Les trouvailles de style tout autant que les métaphores heureuses foisonnent dans l’œuvre. Évoquant un buste de Claudine que Renaud lui aurait offert, Annie s’étonne de son air de bonheur modeste et, comme si elle anticipait un drame couvant entre les deux amants modèles, elle y voit « la manière d’un saint Sébastien qui se délecterait de son supplice. » (p. 550) Qui ne fut pas frappé, effectivement, par la mimique de ravissement que certains peintres ont prêté à Sébastien transpercé ; on pense par exemple à celui du Pérugin ou davantage encore à celui de Guido Reni.

La coexistence au sein de l’œuvre de ces deux incarnations de Colette que sont Claudine et Annie, avec ce qui les différencie et même avec l’attirance qu’elles ont l’une pour l’autre, c’est peut-être cela qui en fait la force.

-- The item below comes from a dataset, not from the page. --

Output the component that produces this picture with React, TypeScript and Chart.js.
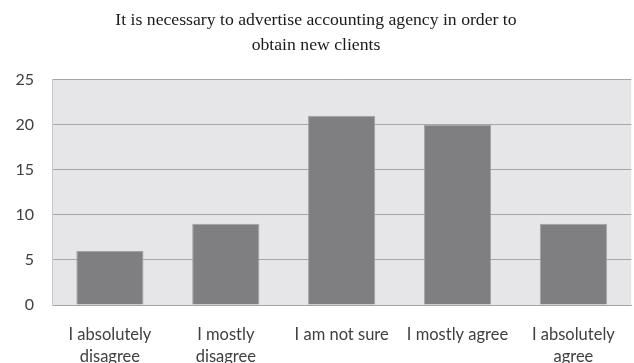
import React, { useEffect, useRef } from "react";
import { Chart, registerables } from "chart.js";

Chart.register(...registerables);

const titleLines = [
  "It is necessary to advertise accounting agency in order to",
  "obtain new clients",
];
const categories: (string | string[])[] = [
  ["I absolutely", "disagree"],
  ["I mostly", "disagree"],
  "I am not sure",
  "I mostly agree",
  ["I absolutely", "agree"],
];
const values = [6, 9, 21, 20, 9];
const yMin = 0;
const yMax = 25;
const yStep = 5;

const plotBg = {
  id: "plotBg",
  beforeDraw(chart: any) {
    const { ctx, chartArea } = chart;
    ctx.save();
    ctx.fillStyle = "#e6e6e8";
    ctx.fillRect(
      chartArea.left,
      chartArea.top,
      chartArea.right - chartArea.left,
      chartArea.bottom - chartArea.top
    );
    ctx.restore();
  },
};

export default function App() {
  const ref = useRef<HTMLCanvasElement>(null);
  useEffect(() => {
    document.body.style.margin = "0";
    const chart = new Chart(ref.current!, {
      type: "bar",
      data: {
        labels: categories,
        datasets: [
          {
            data: values,
            backgroundColor: "#7f7f81",
            borderColor: "#a3a3a5",
            borderWidth: 1,
            barPercentage: 0.58,
            categoryPercentage: 1,
          },
        ],
      },
      options: {
        animation: false,
        responsive: false,
        maintainAspectRatio: false,
        layout: { padding: { left: 0, right: 2, top: 0, bottom: 0 } },
        plugins: {
          legend: { display: false },
          tooltip: { enabled: false },
          title: {
            display: true,
            text: titleLines,
            color: "#1a1a1a",
            font: { family: "Liberation Serif", size: 17.7, weight: "normal", lineHeight: 1.4 },
            padding: { top: 8, bottom: 22 },
          },
        },
        scales: {
          x: {
            grid: { display: false, drawTicks: false },
            border: { display: true, color: "#a6a6a6", width: 1 },
            ticks: {
              color: "#404040",
              font: { family: "Lato", size: 16.5, lineHeight: 1.33 },
              padding: 19,
              maxRotation: 0,
              autoSkip: false,
            },
            afterFit(scale: any) {
              scale.height = 58;
            },
          },
          y: {
            min: yMin,
            max: yMax,
            grid: { color: "#a6a6a6", drawTicks: false, lineWidth: 1 },
            border: { display: true, color: "#c8c8c8", width: 1 },
            ticks: {
              stepSize: yStep,
              color: "#404040",
              font: { family: "Lato", size: 16 },
              padding: 18,
            },
            afterFit(scale: any) {
              scale.width = 52;
            },
          },
        },
      },
      plugins: [plotBg],
    });
    return () => chart.destroy();
  }, []);
  return (
    <div style={{ position: "fixed", left: 0, top: 0, width: 634, height: 363, background: "#fff" }}>
      <canvas ref={ref} width={634} height={363} style={{ display: "block" }} />
    </div>
  );
}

Il y a quelque chose de presque diabolique dans la manière dont elles se quittent, comme si le bonheur avait pu résider dans l’union de ces deux faces d’un Janus ne sachant quelle porte ouvrir ou quel chemin emprunter :
« Je me tais, respectueuse de cette foi dans l’amour, un peu fière aussi d’être seule, ou presque seule, à connaître la vraie Claudine, exaltée et sauvage comme une jeune druidesse.
Ainsi qu’à Bayreuth, me voici prête à lui obéir dans le bien et dans le mal. Elle me regarde, avec ces yeux où je voudrais retrouver l’éclair qui m’éblouit au jardin de la Margrave…
"Oui, attendez, Annie. Il n’est peut-être pas d’homme qui mérite… tout cela."
Son geste effleure en caresse mes épaules, et je m’incline vers elle, qui lit sur mon visage l’offre de moi-même, l’abandon où je suis, et les paroles que je vais dire… Elle appuie vivement sur ma bouche sa main tiède, qu’elle pose après sur ses lèvres, et qu’elle baise.
"Adieu, Annie.
― Claudine, un instant, rien qu’un instant ! Je voudrais… je voudrais que vous m’aimiez de loin, vous qui auriez pu m’aimer, vous qui restez !
― Je ne reste pas, Annie. Je suis déjà partie. Ne le sentez-vous pas ? J’ai tout quitté… sauf Renaud… pour Renaud. Les amies trahissent, les livres trompent, et je n’aime presque plus la beauté inutile du mensonge, quoiqu’il me prête encore ce vêtement brillant de futilité, de gaminerie attardée, que vous connaissez tous… que j’ôte pour vous, Annie. Quand je l’ôterai tout à fait, Paris ne verra plus Claudine, qui vieillira parmi ses parents les arbres, avec son ami. Il vieillira plus vite que moi, mais la solitude rend les miracles faciles, et je pourrai peut-être donner un peu de ma vie pour allonger la sienne…"
Elle ouvre la porte, et je vais perdre ma seule amie… Quel geste, quel mot la retiendraient…? N’aurais-je pas dû… ? Mais déjà, la porte blanche a caché sa sveltesse sombre et j’entends décroître sur le tapis le frôlement léger qui m’annonça tout à l’heure sa venue… Claudine s’en va !
» (pp. 662-663)

Non, Claudine s’en va n’est pas un roman décevant.

(1) Colette, Œuvres I, Gallimard, Bibliothèque de La Pléiade, éd. dir. par Claude Pichois, 1984, p. 1370. Claudine s’en va figure dans ce volume aux pp. 531-668.
(2) Michel del Castillo, préface au livre de Gérard Bonal et Michel Remy-Bieth, Colette intime, Éditions Phébus, 2004, p. 16.
(3) Je n’ai pas lu l’ouvrage que Michel del Castillo a publié en 2008 chez Fayard, Le Temps de Franco. Quoi qu’il y dise de vrai ou de faux, de justifié ou de condamnable, cela ne change rien à la qualité de son œuvre antérieure et à la finesse des jugements littéraires qu’il a pu livrer.